Monday, February 16, 2009

Some Notes on Collaboration

[For part of tomorrow's CS 222 class, we'll be talking about
collaboration, inspired by the Gowers's Polymath project. It fits in
with one of the themes in the class, which is getting young grad
students or senior undergrads into research mode. While I swear I've
written something like this up before, now I can't find it, so I'm
writing it down now and it will be part of my class "lecture" for
CS222 tomorrow. Think of this as a draft of lecture notes, which --
inspired in part by Luca's online blog notes -- I'm putting online. And
following the theme of collaboration, feel free to add comments,
suggestions, or advice to students that you think is useful.]

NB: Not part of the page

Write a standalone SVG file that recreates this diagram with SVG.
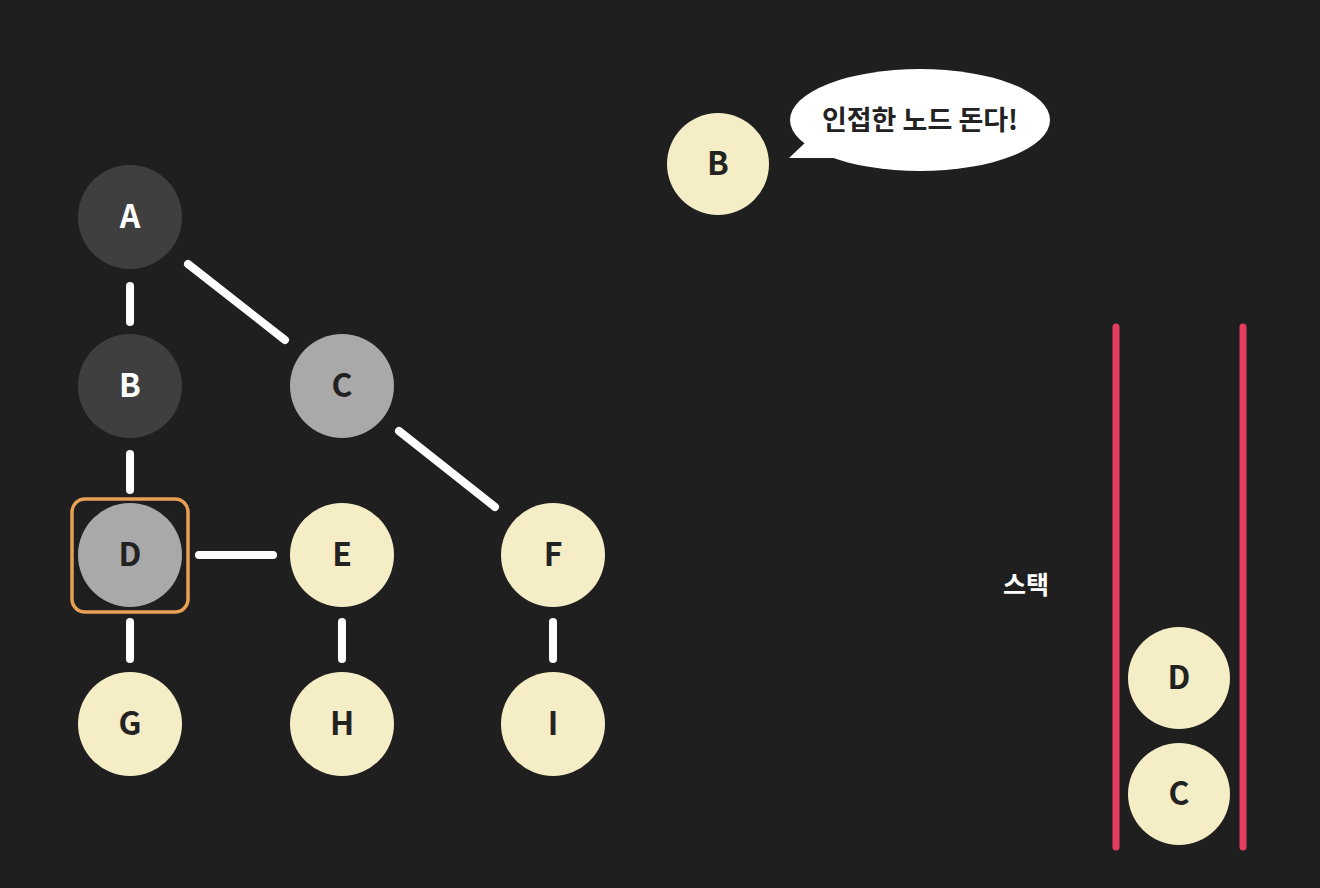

In this class, you'll be doing a final research project, most of you
with one or more partners. I'd like to spend a little time talking
about collaboration, some tricks for doing it, and how important it
can be for you as a graduate student.

I think most undergraduates -- especially those who aren't scientists
-- have the wrong impression that science and especially computer
science isn't very collaborative. The common image is of a professor
hiding away in his office, or a coder alone with the terminal. In
contrast, those of you who have been in the terminal room late the
night before a programming assignment probably know how collaborative,
and social, coding can be. And the large majority of my papers, and
most papers written in computer science, have more than one author.

In fact, as a graduate student, collaborating successfully is likely
to be key to your success. Synergy is real. Research is inherently
non-linear; it's not how much time you spend working on a problem,
it's coming up with the right idea. And working with others, for many
people, simply leads to better ideas more quickly. A key insight
could require knowledge that each individual doesn't have alone; a
different perspective can move someone forward when they're stuck; an
idea one might be quick to discard as being the wrong path might prove
fruitful in another's eyes. And beyond that, collaborating is often
fun, and having fun while working on a problem can make people more
productive on its own. So there are reasons House has his staff,
Buffy has her Scooby gang, and even Holmes hangs out with Watson.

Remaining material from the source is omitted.